Records with drawing code
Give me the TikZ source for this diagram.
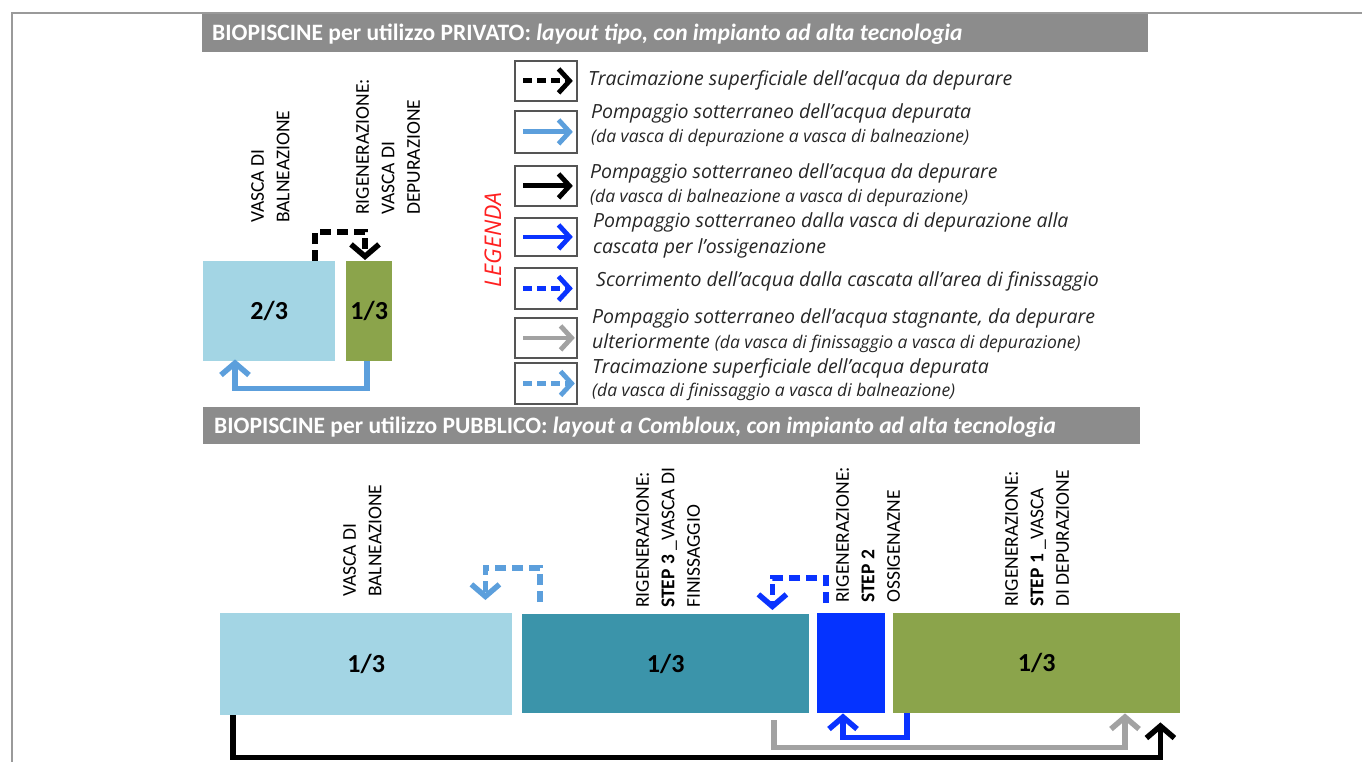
\documentclass[tikz,border=0pt]{standalone}
\usepackage{fontspec}
\setmainfont{Carlito}
\newfontfamily\legfont{Open Sans}
\usetikzlibrary{arrows.meta,calc}
\definecolor{framegray}{HTML}{9A9A9A}
\definecolor{hdrgray}{HTML}{8C8C8C}
\definecolor{poolblue}{HTML}{A3D5E4}
\definecolor{poolteal}{HTML}{3B94AA}
\definecolor{poolbright}{HTML}{0533FF}
\definecolor{poolgreen}{HTML}{8BA44B}
\definecolor{arrlight}{HTML}{5C9FDC}
\definecolor{arrblue}{HTML}{0A33FF}
\definecolor{arrgray}{HTML}{A2A2A2}
\definecolor{boxgray}{HTML}{555555}
\definecolor{legred}{HTML}{FF2020}
\tikzset{
  hdrbar/.style={fill=hdrgray, draw=none, anchor=north west, inner sep=0pt},
  hdrtext/.style={anchor=west, inner sep=0pt, text=white, font=\fontsize{23.5}{26}\selectfont\bfseries},
  pool/.style={draw=none, anchor=north west, inner sep=0pt, font=\fontsize{26}{30}\selectfont\bfseries},
  rlab/.style={rotate=90, anchor=north west, inner sep=0pt, align=left, font=\fontsize{19.5}{25.5}\selectfont},
  lbox/.style={draw=boxgray, line width=1.8pt, fill=white, anchor=north west, inner sep=0pt, minimum width=62pt},
  ltext/.style={anchor=west, inner sep=0pt, font=\legfont\itshape\fontsize{19.5}{22}\selectfont, text=black!85},
  lsmall/.style={anchor=west, inner sep=0pt, font=\legfont\itshape\fontsize{17.5}{20}\selectfont, text=black!85},
  tipA/.style={-{Straight Barb[length=12pt,width=28pt]}},
  tipL/.style={-{Straight Barb[length=11pt,width=24pt]}},
  fl/.style={line width=5.5pt, line join=miter},
  ll/.style={line width=4.8pt, line join=miter},
  dsh/.style={dash pattern=on 11pt off 6pt},
  ldsh/.style={dash pattern=on 9pt off 5pt},
}
\begin{document}
\begin{tikzpicture}[x=1pt,y=-1pt]
\useasboundingbox (0,0) rectangle (1362,762);
\fill[white] (0,0) rectangle (1362,762);
% frame
\draw[framegray, line width=2pt] (1362,13) -- (12,13) -- (12,762);

% header 1
\node[hdrbar, minimum width=946pt, minimum height=38pt] (h1) at (202,14) {};
\node[hdrtext] (h1t) at (212,34) {BIOPISCINE per utilizzo PRIVATO:\itshape\ layout tipo, con impianto ad alta tecnologia};

% private pools
\node[pool, fill=poolblue, minimum width=132pt, minimum height=100pt] (pa) at (203,261) {2/3};
\node[pool, fill=poolgreen, minimum width=46pt, minimum height=100pt] (pg) at (346,261) {1/3};
\node[rlab] (la1) at (251,223) {VASCA DI\\BALNEAZIONE};
\node[rlab] (la2) at (356,215) {RIGENERAZIONE:\\VASCA DI\\DEPURAZIONE};

\draw[fl, dsh, black, tipA] ($(pa.north west)+(112,0)$) -- ++(0,-29) -| ($(pg.north west)+(19,-1)$);
\draw[fl, arrlight, tipA] ($(pg.south west)+(21,0)$) -- ++(0,27) -| ($(pa.south west)+(32,-2)$);

% legend
\node[rotate=90, inner sep=0pt, text=legred, font=\legfont\itshape\fontsize{23}{25}\selectfont] (leg) at (493,240) {LEGENDA};

\node[lbox, minimum height=40pt] (b1) at (514,60) {};
\node[lbox, minimum height=42pt] (b2) at (514,110) {};
\node[lbox, minimum height=40pt] (b3) at (514,165) {};
\node[lbox, minimum height=38pt] (b4) at (514,217) {};
\node[lbox, minimum height=41pt] (b5) at (514,267) {};
\node[lbox, minimum height=40pt] (b6) at (514,317) {};
\node[lbox, minimum height=41pt] (b7) at (514,362) {};

\draw[ll, ldsh, black, tipL] ($(b1.west)+(9,0)$) -- ($(b1.east)+(-5,0)$);
\draw[ll, arrlight, tipL] ($(b2.west)+(9,0)$) -- ($(b2.east)+(-5,0)$);
\draw[ll, black, tipL] ($(b3.west)+(9,0)$) -- ($(b3.east)+(-5,0)$);
\draw[ll, arrblue, tipL] ($(b4.west)+(9,0)$) -- ($(b4.east)+(-5,0)$);
\draw[ll, ldsh, arrblue, tipL] ($(b5.west)+(9,0)$) -- ($(b5.east)+(-5,0)$);
\draw[ll, arrgray, tipL] ($(b6.west)+(9,0)$) -- ($(b6.east)+(-3,0)$);
\draw[ll, ldsh, arrlight, tipL] ($(b7.west)+(9,0)$) -- ($(b7.east)+(-3,0)$);

\node[ltext] (t1) at (588,80) {Tracimazione superficiale dell’acqua da depurare};
\node[ltext] (t2a) at (591,113) {Pompaggio sotterraneo dell’acqua depurata};
\node[lsmall] (t2b) at (591,138) {(da vasca di depurazione a vasca di balneazione)};
\node[ltext] (t3a) at (590,173) {Pompaggio sotterraneo dell’acqua da depurare};
\node[lsmall] (t3b) at (590,198) {(da vasca di balneazione a vasca di depurazione)};
\node[ltext] (t4a) at (593,222) {Pompaggio sotterraneo dalla vasca di depurazione alla};
\node[ltext] (t4b) at (593,248) {cascata per l’ossigenazione};
\node[ltext] (t5) at (596,281) {Scorrimento dell’acqua dalla cascata all’area di finissaggio};
\node[ltext] (t6a) at (592,318) {Pompaggio sotterraneo dell’acqua stagnante, da depurare};
\node[ltext] (t6b) at (592,343) {ulteriormente \fontsize{17.5}{20}\selectfont(da vasca di finissaggio a vasca di depurazione)};
\node[ltext] (t7a) at (592,368) {Tracimazione superficiale dell’acqua depurata};
\node[lsmall] (t7b) at (592,392) {(da vasca di finissaggio a vasca di balneazione)};

% header 2
\node[hdrbar, minimum width=937pt, minimum height=37pt] (h2) at (203,407) {};
\node[hdrtext] (h2t) at (214,427) {BIOPISCINE per utilizzo PUBBLICO:\itshape\ layout a Combloux, con impianto ad alta tecnologia};

% public pools
\node[pool, fill=poolblue, minimum width=292pt, minimum height=102pt] (pb) at (220,613) {1/3};
\node[pool, fill=poolteal, minimum width=287pt, minimum height=99pt] (pt) at (522,614) {1/3};
\node[pool, fill=poolbright, minimum width=68pt, minimum height=100pt] (pbl) at (817,613) {};
\node[pool, fill=poolgreen, minimum width=287pt, minimum height=100pt] (pgr) at (893,613) {1/3};

\node[rlab] (lb1) at (343,597) {VASCA DI\\BALNEAZIONE};
\node[rlab] (lb2) at (636,608) {RIGENERAZIONE:\\\textbf{STEP 3} \_VASCA DI\\FINISSAGGIO};
\node[rlab] (lb3) at (836,603) {RIGENERAZIONE:\\\textbf{STEP 2}\\OSSIGENAZNE};
\node[rlab] (lb4) at (1005,607) {RIGENERAZIONE:\\\textbf{STEP 1} \_VASCA\\DI DEPURAZIONE};

\draw[fl, dsh, arrlight, tipA] ($(pt.north west)+(18,-12)$) -- ++(0,-34) -| ($(pb.north east)+(-27,-13)$);
\draw[fl, dsh, arrblue, tipA] ($(pbl.north west)+(9,-10)$) -- ++(0,-25) -| ($(pt.north east)+(-37,-4)$);
\draw[fl, arrblue, tipA] ($(pgr.south west)+(14,0)$) -- ++(0,24) -| ($(pbl.south west)+(26,0)$);
\draw[fl, arrgray, tipA] ($(pt.south west)+(252,7)$) -- ++(0,27) -| ($(pgr.south west)+(232,0)$);
\draw[fl, black, tipA] ($(pb.south west)+(13,0)$) -- ++(0,42) -| ($(pgr.south east)+(-20,9)$);
\end{tikzpicture}
\end{document}
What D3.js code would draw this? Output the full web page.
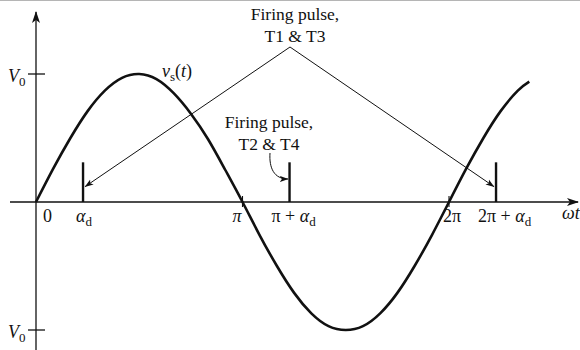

• Description of the task:
Filter the records above for "this" and copy every matching line.

• Written response:
Give me the TikZ source for this diagram.
What D3.js code would draw this? Output the full web page.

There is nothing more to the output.